In 1998, when NASA announced that it would fly then-Senator John Glenn on a shuttle mission later that year, the agency also said that Morgan would be selected to become a full-time member of the astronaut corps as a payload specialist, provided she passed the training process. She completed astronaut training and is currently a member of the astronaut corps, but without a flight assignment.

"For the past 16 years, Barbara has worked with NASA and countless science organizations, keeping alive Christa McAuliffe's inspiration. She is uniquely qualified to take our students on a journey of education that only NASA could make possible," O'Keefe said. "The time has come for NASA to complete the mission ­ to send an educator to space to inspire and teach our young people."

O'Keefe said that Morgan will be the first person to fly under a new Educator in Space program that the agency is developing to allow additional teachers to fly on future missions.

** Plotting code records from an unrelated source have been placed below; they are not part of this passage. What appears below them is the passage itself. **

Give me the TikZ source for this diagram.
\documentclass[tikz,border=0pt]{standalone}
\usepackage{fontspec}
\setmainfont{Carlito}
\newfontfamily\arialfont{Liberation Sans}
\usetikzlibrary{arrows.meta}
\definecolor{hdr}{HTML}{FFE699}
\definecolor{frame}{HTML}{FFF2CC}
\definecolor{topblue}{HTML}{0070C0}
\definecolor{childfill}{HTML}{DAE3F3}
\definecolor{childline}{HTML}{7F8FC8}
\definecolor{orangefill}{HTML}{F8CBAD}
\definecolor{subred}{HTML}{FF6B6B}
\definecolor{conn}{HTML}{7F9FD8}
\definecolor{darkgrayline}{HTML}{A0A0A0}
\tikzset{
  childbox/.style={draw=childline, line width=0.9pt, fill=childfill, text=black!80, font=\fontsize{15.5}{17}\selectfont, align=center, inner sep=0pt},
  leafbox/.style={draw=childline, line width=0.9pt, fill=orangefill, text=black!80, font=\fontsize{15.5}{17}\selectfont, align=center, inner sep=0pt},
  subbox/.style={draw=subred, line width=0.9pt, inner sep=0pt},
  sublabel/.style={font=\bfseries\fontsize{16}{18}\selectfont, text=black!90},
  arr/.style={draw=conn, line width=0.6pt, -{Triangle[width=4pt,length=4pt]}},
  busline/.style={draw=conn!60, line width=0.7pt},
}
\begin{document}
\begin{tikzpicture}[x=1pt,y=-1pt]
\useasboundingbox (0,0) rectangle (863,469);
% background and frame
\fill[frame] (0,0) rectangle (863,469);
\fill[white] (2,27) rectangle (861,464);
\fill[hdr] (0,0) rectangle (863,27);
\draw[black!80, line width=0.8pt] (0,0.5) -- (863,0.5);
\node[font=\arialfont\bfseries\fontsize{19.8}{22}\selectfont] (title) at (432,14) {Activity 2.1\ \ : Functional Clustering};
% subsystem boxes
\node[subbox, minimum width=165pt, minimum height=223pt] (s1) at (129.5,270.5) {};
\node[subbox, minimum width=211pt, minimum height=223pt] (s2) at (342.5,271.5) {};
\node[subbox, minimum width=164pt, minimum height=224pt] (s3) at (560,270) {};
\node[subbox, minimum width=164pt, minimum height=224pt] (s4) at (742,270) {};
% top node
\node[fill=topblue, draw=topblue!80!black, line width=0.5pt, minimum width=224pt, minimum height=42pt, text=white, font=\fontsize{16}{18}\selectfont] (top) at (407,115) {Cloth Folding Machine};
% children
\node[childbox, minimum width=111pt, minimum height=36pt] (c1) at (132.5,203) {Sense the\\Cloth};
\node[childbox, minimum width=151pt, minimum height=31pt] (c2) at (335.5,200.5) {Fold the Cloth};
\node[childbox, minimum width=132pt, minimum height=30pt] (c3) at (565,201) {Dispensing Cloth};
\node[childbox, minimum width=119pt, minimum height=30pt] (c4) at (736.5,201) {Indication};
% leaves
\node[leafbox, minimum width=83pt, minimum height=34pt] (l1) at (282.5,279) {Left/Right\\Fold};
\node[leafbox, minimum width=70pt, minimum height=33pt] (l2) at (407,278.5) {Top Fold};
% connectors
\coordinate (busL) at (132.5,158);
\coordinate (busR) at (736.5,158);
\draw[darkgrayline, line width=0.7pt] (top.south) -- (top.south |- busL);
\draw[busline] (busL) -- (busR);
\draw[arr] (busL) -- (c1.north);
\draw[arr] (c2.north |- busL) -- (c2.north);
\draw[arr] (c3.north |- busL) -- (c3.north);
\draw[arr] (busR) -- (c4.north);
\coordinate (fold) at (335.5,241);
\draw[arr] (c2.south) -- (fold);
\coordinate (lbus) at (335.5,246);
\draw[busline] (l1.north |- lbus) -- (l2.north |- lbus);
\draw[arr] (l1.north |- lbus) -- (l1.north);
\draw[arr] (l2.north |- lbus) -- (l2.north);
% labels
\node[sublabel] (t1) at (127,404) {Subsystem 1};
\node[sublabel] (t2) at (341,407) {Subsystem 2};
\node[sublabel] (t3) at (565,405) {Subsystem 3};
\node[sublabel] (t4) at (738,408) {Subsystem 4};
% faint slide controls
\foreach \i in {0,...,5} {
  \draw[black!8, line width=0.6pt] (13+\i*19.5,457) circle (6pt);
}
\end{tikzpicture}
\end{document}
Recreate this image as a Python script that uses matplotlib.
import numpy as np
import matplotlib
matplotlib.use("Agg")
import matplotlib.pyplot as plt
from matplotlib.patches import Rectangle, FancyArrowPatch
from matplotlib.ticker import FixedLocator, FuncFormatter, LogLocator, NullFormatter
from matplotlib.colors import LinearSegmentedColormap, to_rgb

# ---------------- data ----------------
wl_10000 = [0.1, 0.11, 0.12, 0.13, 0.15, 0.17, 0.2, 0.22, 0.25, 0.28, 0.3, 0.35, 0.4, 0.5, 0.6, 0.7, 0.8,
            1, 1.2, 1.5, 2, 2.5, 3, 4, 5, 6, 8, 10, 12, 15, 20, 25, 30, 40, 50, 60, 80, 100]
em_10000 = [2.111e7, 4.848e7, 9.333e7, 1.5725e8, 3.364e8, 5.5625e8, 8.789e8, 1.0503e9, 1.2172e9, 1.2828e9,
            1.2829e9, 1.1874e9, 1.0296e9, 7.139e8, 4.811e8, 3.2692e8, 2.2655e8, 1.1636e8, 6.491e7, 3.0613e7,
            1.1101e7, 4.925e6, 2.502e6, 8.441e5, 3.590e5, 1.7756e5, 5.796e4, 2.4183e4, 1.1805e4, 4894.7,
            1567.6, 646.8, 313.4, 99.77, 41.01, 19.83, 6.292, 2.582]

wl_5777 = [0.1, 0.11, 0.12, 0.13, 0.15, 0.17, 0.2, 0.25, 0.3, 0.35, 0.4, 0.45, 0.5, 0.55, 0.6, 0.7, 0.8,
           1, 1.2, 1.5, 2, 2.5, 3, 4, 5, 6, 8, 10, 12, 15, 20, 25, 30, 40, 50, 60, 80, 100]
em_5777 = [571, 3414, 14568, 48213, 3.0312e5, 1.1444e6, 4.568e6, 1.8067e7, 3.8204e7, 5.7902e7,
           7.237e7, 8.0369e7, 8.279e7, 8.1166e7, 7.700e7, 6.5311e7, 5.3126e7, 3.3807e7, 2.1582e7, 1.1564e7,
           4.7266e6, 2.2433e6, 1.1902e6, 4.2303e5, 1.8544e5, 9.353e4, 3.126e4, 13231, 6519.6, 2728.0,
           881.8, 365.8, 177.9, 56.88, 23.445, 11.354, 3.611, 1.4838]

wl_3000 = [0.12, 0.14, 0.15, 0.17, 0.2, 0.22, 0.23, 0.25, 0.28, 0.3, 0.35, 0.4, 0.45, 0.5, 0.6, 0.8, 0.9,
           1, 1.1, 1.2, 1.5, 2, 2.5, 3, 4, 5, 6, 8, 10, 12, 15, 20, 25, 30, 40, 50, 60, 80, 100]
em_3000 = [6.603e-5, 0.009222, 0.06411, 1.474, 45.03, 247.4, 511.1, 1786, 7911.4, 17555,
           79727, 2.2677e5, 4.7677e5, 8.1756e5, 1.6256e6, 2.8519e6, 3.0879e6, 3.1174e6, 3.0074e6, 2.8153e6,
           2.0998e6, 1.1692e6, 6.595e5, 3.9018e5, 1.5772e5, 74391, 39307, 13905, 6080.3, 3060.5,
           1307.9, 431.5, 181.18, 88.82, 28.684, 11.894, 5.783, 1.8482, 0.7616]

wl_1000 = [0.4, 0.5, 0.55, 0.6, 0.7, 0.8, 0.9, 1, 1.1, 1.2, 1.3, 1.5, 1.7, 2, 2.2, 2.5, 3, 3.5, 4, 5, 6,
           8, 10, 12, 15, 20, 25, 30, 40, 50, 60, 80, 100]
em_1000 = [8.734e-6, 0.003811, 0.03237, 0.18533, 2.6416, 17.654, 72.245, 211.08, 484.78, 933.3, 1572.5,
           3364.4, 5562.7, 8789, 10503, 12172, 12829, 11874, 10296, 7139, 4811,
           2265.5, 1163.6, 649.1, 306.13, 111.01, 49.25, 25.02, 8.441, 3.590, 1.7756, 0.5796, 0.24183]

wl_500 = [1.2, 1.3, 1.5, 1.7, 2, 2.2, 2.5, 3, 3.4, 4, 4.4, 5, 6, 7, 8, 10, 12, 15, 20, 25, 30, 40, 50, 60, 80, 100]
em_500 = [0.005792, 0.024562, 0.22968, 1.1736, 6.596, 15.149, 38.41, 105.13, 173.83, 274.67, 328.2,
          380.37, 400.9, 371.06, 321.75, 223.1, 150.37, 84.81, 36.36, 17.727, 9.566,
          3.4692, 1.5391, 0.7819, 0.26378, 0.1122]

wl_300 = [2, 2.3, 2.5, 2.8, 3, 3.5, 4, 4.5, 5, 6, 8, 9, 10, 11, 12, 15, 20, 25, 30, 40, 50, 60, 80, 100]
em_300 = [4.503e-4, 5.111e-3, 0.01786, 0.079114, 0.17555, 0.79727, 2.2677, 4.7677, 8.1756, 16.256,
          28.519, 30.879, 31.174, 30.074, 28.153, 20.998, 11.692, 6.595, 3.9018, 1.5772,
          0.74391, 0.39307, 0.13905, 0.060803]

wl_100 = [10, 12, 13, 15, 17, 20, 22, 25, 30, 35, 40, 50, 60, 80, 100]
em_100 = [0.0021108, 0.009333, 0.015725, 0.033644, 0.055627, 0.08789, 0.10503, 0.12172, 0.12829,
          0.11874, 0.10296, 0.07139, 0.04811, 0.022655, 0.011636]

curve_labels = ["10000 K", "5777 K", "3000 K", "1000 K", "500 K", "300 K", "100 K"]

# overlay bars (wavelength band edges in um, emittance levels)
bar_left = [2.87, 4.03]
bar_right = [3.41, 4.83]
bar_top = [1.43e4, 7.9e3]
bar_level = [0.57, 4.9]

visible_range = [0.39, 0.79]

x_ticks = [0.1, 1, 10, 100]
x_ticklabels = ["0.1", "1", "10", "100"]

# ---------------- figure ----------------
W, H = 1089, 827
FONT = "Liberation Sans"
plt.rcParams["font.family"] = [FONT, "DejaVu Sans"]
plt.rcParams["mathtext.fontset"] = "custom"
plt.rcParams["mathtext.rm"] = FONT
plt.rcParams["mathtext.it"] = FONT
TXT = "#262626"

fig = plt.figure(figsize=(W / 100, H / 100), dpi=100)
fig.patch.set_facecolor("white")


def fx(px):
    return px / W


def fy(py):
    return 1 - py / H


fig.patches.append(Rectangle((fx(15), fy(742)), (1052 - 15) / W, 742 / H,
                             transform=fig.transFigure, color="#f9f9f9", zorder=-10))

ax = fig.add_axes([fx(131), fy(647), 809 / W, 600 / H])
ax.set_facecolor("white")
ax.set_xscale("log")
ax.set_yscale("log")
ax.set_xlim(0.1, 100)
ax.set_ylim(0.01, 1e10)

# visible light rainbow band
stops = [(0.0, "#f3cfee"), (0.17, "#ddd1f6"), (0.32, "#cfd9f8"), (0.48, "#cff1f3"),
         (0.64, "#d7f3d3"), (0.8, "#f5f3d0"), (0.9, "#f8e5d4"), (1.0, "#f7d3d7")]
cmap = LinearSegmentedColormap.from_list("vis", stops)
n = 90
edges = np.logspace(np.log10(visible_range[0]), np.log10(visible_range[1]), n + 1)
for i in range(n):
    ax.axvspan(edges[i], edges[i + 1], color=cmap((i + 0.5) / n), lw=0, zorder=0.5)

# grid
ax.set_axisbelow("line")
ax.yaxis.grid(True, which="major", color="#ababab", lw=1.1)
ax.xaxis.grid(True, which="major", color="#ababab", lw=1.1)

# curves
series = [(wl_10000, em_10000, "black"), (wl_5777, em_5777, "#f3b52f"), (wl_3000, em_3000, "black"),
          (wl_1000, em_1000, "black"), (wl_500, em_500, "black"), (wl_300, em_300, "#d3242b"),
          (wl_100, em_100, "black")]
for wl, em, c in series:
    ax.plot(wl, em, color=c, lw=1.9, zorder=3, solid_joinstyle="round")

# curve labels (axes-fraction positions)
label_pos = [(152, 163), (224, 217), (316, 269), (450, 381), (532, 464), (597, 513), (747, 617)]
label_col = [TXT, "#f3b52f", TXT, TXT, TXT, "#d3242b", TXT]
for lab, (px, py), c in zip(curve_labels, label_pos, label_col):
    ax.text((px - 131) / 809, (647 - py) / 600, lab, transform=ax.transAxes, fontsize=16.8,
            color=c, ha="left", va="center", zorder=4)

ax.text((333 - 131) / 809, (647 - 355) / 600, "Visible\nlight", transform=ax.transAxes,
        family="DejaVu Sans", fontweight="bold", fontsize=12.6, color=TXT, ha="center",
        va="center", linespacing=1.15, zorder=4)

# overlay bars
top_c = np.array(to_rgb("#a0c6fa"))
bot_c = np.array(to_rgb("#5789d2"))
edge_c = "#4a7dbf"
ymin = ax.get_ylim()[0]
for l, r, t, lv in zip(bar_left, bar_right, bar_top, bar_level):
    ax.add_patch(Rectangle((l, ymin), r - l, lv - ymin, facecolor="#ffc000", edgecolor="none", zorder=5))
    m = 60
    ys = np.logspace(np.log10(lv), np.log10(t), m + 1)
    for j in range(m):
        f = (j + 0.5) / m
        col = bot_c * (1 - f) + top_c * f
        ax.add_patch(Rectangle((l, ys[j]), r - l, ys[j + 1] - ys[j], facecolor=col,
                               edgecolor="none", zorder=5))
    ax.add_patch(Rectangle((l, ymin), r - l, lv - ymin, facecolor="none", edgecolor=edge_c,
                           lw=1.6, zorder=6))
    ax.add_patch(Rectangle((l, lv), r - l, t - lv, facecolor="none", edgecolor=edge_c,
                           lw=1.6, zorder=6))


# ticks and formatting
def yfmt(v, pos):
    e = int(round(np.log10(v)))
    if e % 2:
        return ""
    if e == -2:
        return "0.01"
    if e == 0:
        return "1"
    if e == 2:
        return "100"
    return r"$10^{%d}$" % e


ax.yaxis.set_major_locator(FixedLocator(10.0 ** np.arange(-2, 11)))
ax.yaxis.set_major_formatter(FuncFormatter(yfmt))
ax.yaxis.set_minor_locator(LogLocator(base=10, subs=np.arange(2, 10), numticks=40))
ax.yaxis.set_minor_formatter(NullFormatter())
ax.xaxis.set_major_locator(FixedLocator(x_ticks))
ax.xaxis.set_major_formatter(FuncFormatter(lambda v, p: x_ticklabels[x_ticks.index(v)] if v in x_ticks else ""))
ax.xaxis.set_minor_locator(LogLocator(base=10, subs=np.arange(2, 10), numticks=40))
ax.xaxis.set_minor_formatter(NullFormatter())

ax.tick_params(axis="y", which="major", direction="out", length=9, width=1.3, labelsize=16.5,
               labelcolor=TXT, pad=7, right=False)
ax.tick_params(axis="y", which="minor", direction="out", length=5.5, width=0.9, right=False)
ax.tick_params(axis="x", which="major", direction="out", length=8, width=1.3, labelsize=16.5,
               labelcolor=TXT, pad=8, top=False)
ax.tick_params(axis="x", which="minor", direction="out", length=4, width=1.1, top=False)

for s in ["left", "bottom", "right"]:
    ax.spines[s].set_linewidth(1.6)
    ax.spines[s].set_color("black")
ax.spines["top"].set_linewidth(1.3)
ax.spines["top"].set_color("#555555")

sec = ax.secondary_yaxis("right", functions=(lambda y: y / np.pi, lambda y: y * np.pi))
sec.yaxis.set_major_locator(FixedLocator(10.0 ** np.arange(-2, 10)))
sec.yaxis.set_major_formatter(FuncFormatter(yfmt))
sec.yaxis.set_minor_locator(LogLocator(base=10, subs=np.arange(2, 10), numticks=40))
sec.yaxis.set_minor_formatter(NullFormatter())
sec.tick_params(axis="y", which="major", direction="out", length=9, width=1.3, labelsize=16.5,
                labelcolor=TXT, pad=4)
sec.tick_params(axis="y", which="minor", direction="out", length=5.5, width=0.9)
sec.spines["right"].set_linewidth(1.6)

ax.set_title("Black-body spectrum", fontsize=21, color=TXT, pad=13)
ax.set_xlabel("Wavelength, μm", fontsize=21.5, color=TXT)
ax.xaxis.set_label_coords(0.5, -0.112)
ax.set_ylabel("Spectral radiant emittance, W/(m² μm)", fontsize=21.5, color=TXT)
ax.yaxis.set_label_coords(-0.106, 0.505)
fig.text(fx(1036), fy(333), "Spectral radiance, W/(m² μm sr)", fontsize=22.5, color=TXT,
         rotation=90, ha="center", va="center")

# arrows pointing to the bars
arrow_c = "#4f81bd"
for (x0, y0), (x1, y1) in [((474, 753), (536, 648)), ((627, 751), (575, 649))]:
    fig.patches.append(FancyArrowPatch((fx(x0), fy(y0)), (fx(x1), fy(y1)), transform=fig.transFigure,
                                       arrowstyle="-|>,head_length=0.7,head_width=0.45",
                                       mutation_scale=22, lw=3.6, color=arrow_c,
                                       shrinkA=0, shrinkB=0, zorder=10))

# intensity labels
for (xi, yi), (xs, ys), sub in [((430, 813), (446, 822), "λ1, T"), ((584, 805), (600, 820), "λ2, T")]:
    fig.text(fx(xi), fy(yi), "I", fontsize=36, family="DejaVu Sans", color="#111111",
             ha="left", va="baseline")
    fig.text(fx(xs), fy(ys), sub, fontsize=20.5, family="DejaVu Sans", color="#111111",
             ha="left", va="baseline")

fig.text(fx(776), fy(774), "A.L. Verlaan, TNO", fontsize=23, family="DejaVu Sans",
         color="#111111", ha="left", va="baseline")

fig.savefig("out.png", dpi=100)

He said NASA is working in cooperation with the Department of Education to develop a national recruitment program for future participants.

Education emerged as one of three major tenets of NASA's new mission, as outlined by O'Keefe during his talk. The full mission as described by O'Keefe was the following:

  • To understand and protect our home planet
  • To explore the Universe and search for life
  • To inspire the next generation of explorers...as only NASA can

That mission statement had its roots in a separate haiku-like vision statement, which O'Keefe also announced in the speech:

  • To improve life here,
  • To extend life to there,
  • To find life beyond

O'Keefe said the space agency had a number of major roles it can play, from doing its share to enhance national security to searching for evidence for life beyond the Earth. "I believe we are at the crossroads of NASA's history," he said, with an opportunity to "reinvigorate" the space agency.

Other than the release of the agency's new vision and mission statements, O'Keefe's talk provided few new details on NASA's policy. Many of the points he made in his speech he had made in earlier addresses, such as a talk last month before a Washington aerospace group where he said the agency's two major current technical challenges were developing new propulsion technologies and new ways to protect humans from the radiation exposure during long-duration spaceflight.

O'Keefe reiterated previous statements where he refused to choose a particular destination for the space agency, like the Moon or Mars. "NASA's missions will be driven by the science, not a particular destination," he said. He also added that future missions will be "fiscally responsible", a key point by O'Keefe, who was previously the deputy director of the Office of Management and Budget. In that same vein, he said that any proposals to enhance the International Space Station with new habitation modules or crew return vehicles were "flights of fancy" until the core complete portions of the station assembly process were completed.

However, he said that the agency would not shy away from challenges and "stretch goals" that have no guarantee of success. "If everything moved along without a hitch," he said, "I'd be suspicious that we were not doing enough."